Languages and SDK Compatibility

SSML – Language Style

  • Speech Synthesis Markup Language (SSML)

Speech to Text from Mic

Continuous Speech

  • Add while True:
  • Need to Trigger to Turn On
  • Need Trigger to Turn Off

Continuous Speech with Trigger

  • Add if state meant and conditional to text variable
  • Capitalization issues with text

Control Raspberry Pi with Azure/ Python

Speech to Text from File

  • Can be read out load
  • Can be saved to .wav file to be used by other applications

Text to Speech to .wav

Pricing

Pricing

Continuous Speech Recognition Code:

This Python code uses while True: to continuously loop.

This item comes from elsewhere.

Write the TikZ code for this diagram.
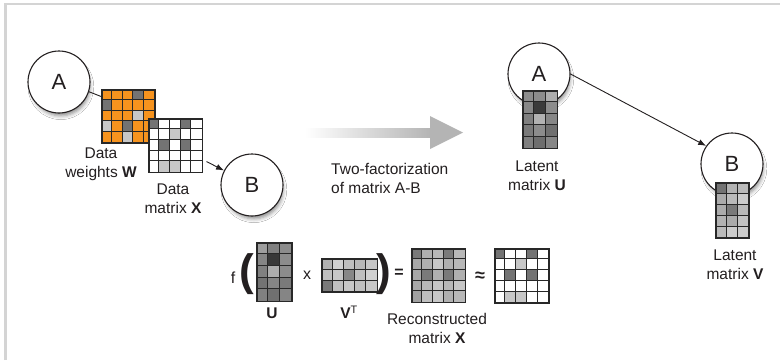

It also has trigger words so that is someone says “hipster” they get a verbal warning from the script, and if they say “close” the script will exit.

# This script continuously listens and turns speech to text in command line.  
# The script turns the input into a string varible, and that variable is tested against predefined trigger words
# in if statements

# Copyright (c) Microsoft. All rights reserved.
# Licensed under the MIT license. See LICENSE.md file in the project root for full license information.
# Code modified by Eli Etherton/ Eli the Computer Guy for Silicon Dojo

import azure.cognitiveservices.speech as speechsdk

speech_key, service_region = "8a5562834e0a42429722b3ce3a464230", "eastus"
speech_config = speechsdk.SpeechConfig(subscription=speech_key, region=service_region)

speech_recognizer = speechsdk.SpeechRecognizer(speech_config=speech_config)

print("Say something...")

speech_synthesizer = speechsdk.SpeechSynthesizer(speech_config=speech_config)

trigger_word = "hipster"
exit_word = "close"

warning = "Play Nice Everyone. This has gone on your permenant record."
goodbye = "Goodbye.  Thanks for Playing."

while True:
    result = speech_recognizer.recognize_once()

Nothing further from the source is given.